Gemlik’te temmuzda temeli atılan yerli otomobil fabrikasında hummalı bir çalışma var. Gebze’deki merkezde de ekipler hiç durmuyor. Gemlik’te fabrikanın zemin güçlendirme çalışmalarının devam ettiğini söyleyen Türkiye’nin Otomobili TOGG’un CEO’su Gürcan Karakaş, “Süreçte hiçbir gecikme yok” diyor.
Sabah’tan Feride Cem’in röportajı:
Kendilerini 24 saat sahnedeymiş gibi hissettiklerini anlatan Karakaş, Avrupa’da birçok ülkenin gözünün TOGG’da olduğunu vurguluyor. Karakaş’la yerli otonun yolculuğunu konuştuk…
Türkiye’nin 60 yıllık rüya projesinin başında olmak nasıl bir duygu?
Bir teknoloji ürününü sıfırdan yapmak her mühendisin hayalidir. Herkese nasip olmaz. Aracın kendi ülkemiz için yapılıyor olması heyecanımızı katlıyor. Dünyada örneği çok az olan bir proje yapıyoruz. Çekirdek mobilite ekosisteminin kurulumundan bahsediyoruz. 60 yıllık bir otomobil rüyasının devamı var. Onun tamamlanması var. Kendimizi her zaman 24 saat sahnedeymiş gibi hissediyoruz. Bize göre bir rüyanın tamamlanması, hayata geçmesi konusunda bir vazifemiz var. Bu bize müthiş bir enerji veriyor.

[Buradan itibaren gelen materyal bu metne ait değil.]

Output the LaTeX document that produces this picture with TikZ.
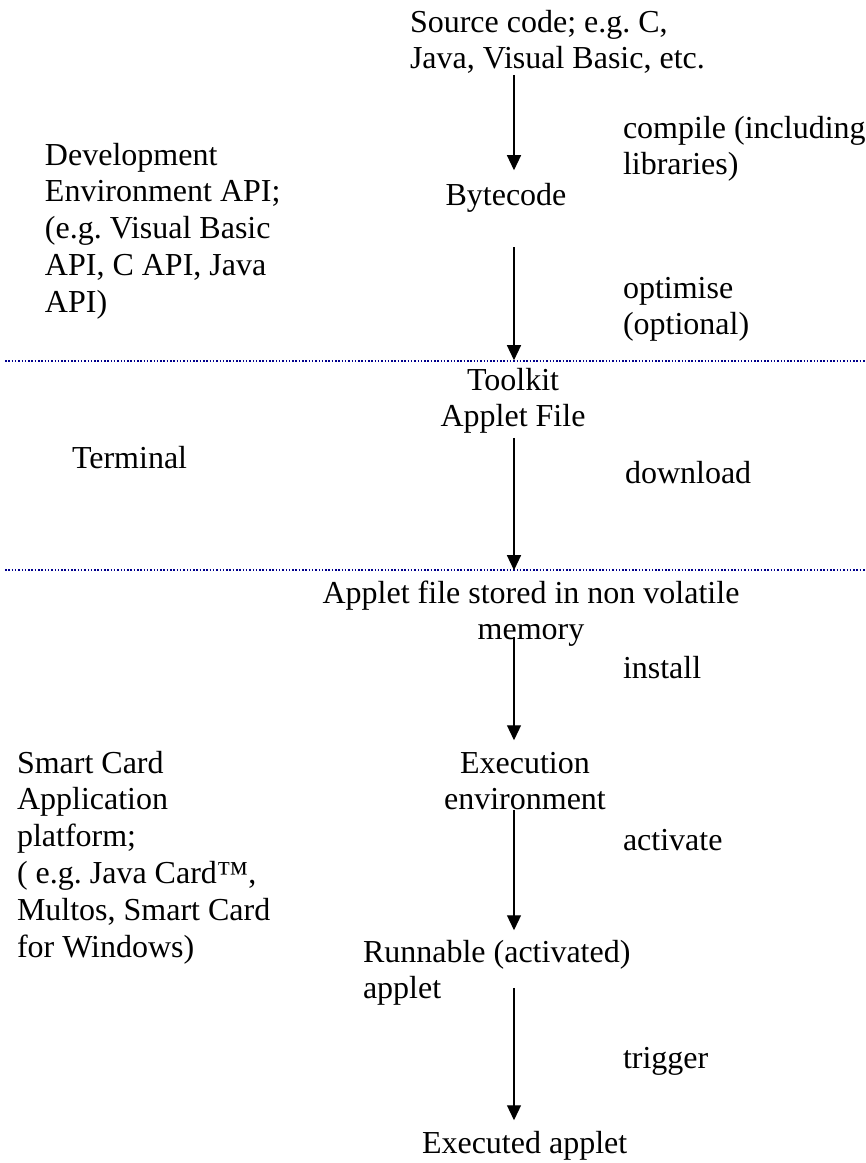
\documentclass[tikz,border=0pt]{standalone}
\usepackage{fontspec}
\setmainfont{Liberation Serif}
\usetikzlibrary{arrows.meta,calc}
\definecolor{dotblue}{RGB}{0,0,140}
\frenchspacing
\begin{document}
\begin{tikzpicture}[x=1pt,y=-1pt,
  txt/.style={inner sep=0pt,outer sep=0pt,font=\fontsize{32}{36.8}\selectfont\frenchspacing},
  lefttxt/.style={txt,anchor=north west,align=left},
  midtxt/.style={txt,anchor=north,align=center},
  arr/.style={line width=1.2pt,-{Triangle[length=15pt,width=14pt]}},
  sep/.style={dotblue,line width=1.3pt,dash pattern=on 1.5pt off 1.8pt}]
\useasboundingbox (0,0) rectangle (866,1163);
\coordinate (axis) at (514,0);
% left-hand column
\node[lefttxt] (dev) at (45,165-25.76) {\strut Development\\Environment API;\\(e.g. Visual Basic\\API, C API, Java\\API)\strut};
\node[lefttxt] (term) at (72,468-25.76) {\strut Terminal\strut};
\node[lefttxt] (smart) at (17,773-25.76) {\strut Smart Card\\Application\\platform;\\( e.g. Java Card™,\\Multos, Smart Card\\for Windows)\strut};
% central chain
\node[lefttxt] (src) at (410,32-25.76) {\strut Source code; e.g. C,\\Java, Visual Basic, etc.\strut};
\node[midtxt] (byte) at (506,205-25.76) {\strut Bytecode\strut};
\node[midtxt] (tool) at (513,390-25.76) {\strut Toolkit\\Applet File\strut};
\node[midtxt] (stored) at (531,603-25.76) {\strut Applet file stored in non volatile\\memory\strut};
\node[midtxt] (exec) at (525,773-25.76) {\strut Execution\\environment\strut};
\node[lefttxt] (run) at (363,962-25.76) {\strut Runnable (activated)\\applet\strut};
\node[lefttxt] (done) at (422,1153-25.76) {\strut Executed applet\strut};
% step labels
\node[lefttxt] (lcompile) at (623,138-25.76) {\strut compile (including\\libraries)\strut};
\node[lefttxt] (lopt) at (623,298-25.76) {\strut optimise\\(optional)\strut};
\node[lefttxt] (ldown) at (625,483-25.76) {\strut download\strut};
\node[lefttxt] (linst) at (623,678-25.76) {\strut install\strut};
\node[lefttxt] (lact) at (623,850-25.76) {\strut activate\strut};
\node[lefttxt] (ltrig) at (623,1068-25.76) {\strut trigger\strut};
% separators
\coordinate (s1a) at (5,361);
\coordinate (s1b) at (866,361);
\coordinate (s2a) at (5,570);
\coordinate (s2b) at (866,570);
\draw[sep] (s1a) -- (s1b);
\draw[sep] (s2a) -- (s2b);
% arrows
\draw[arr] ([yshift=5pt]src.south -| axis) -- ([yshift=9pt]byte.north -| axis);
\draw[arr] ([yshift=-31pt]byte.south -| axis) -- ([yshift=4pt]tool.north -| axis);
\draw[arr] ([yshift=0pt]tool.south -| axis) -- ([yshift=7pt]stored.north -| axis);
\draw[arr] ([yshift=14pt]stored.south -| axis) -- ([yshift=7pt]exec.north -| axis);
\draw[arr] ([yshift=11pt]exec.south -| axis) -- ([yshift=6pt]run.north -| axis);
\draw[arr] ([yshift=22pt]run.south -| axis) -- ([yshift=7pt]done.north -| axis);
\end{tikzpicture}
\end{document}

Kaç kişilik bir ekipsiniz?
195’i mühendis, toplam 215 kişiyiz. Kısa süre sonra aramıza ağırlığı mühendis 15-20 kişi daha katılacak. Çalışanlarımızın çok önemli bir kısmı uluslararası projelerde görev almış kişiler. Yabancılar da var ekibimizde. Tersine beyin göçü yapıyoruz. Amerika ve Avrupa’dan gelen arkadaşlarımız var. Tesla ve Faraday Future’da çalışmış tecrübeli Türk bir arkadaşımız katıldı aramıza. Görüştüklerimiz, anlaşma yolunda olduklarımız da var. Konusunda uzman, yetkin insanları neredeyse bulup getiriyoruz. Şu anda İK havuzumuzda 30 binden fazla başvuru var. 2023’te 500’ü rahat geçeriz. Projenin toplam istihdam sayısı ise 4.300’den fazla. Yeni mezunları almak için 1-2 yılımız var. Fabrika için mavi yakalı alımına henüz başlamadık.

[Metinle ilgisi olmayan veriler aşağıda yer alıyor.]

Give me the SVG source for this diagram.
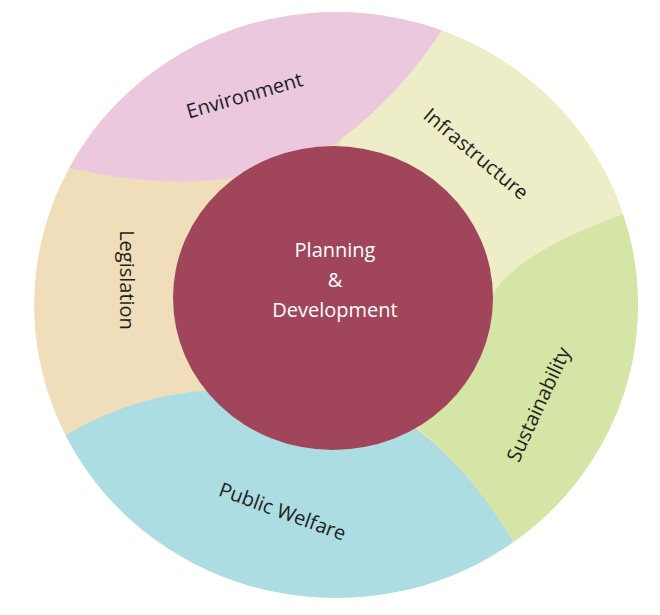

Yurt dışından da takip ediliyor mu bu yatırım, ‘Türkler ne yapıyor’ diyorlar mı?
Elbette ediliyor. Google’de aratırsanız görürsünüz. Birkaç haftadır Almanya’nın dergilerinde sürekli biz çıkıyoruz. Hatta Alman gazeteler, ‘Uyuyorsunuz siz, nanoteknolojiler gelişiyor’ diyorlar. Bu eleştiriyi Türkler üzerinden değil de Almanlar’ın tutumları üzerinden yapıyorlar. Gücümüzü abartmak için söylemiyorum ama gözleri üstümüzde, bizi takip ediyorlar. Piyasaya girdiğimiz andan itibaren Avrupa’nın elektrikli araç olarak tasarlamış ilk şirketi olacağız.

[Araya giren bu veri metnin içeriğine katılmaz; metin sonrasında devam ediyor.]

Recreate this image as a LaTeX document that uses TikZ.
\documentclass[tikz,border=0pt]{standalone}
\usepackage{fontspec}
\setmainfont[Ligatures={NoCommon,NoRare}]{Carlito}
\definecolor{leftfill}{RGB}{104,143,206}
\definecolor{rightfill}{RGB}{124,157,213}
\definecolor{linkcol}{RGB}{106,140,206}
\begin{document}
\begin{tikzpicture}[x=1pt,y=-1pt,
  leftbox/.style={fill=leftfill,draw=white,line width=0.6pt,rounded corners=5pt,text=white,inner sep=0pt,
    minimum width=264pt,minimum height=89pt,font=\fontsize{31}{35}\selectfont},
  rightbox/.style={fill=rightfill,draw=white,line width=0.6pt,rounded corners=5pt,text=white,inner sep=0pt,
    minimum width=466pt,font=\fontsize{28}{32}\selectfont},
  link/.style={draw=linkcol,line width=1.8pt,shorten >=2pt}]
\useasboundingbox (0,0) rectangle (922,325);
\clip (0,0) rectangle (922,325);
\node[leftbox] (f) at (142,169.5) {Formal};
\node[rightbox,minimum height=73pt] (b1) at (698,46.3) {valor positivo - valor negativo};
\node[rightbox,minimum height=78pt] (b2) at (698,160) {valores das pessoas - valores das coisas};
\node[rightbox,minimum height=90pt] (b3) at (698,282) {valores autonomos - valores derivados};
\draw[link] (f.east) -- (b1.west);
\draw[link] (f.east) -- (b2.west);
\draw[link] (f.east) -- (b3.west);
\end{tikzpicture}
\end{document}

Size en büyük eleştiri de yerlilik konusunda yapılıyor. Yeterince yerli olmadığınız söyleniyor…
Yeni bir ürün geliştirmek için 15 yıl vaktiniz ve sonsuz kaynağınız olursa elbette bir otomobil yüzde 100 yerli olabilir. Bazı komponentler yurtdışında 39-40 milyon adet üretiliyor. Hedef kapasitemiz olan 175 bin adet için bu yatırımı yapmak ticari olarak mantıklı değil. Küresel boyutta rekabet edecek bir marka üretmek için yola çıktık. Yerli olsun diye fiyatının iki katına üretim yaparsan ticari anlamda da mantıklı olmaz. Burası neticede ticari bir işletme. Yerlilikte kendimize ve devletimize verdiğimiz sözü tutmamız lazım. Yüzde 51 yerlilik diyoruz. Bu oran yeni başlayan bir şirket için acayip iyi bir rakam.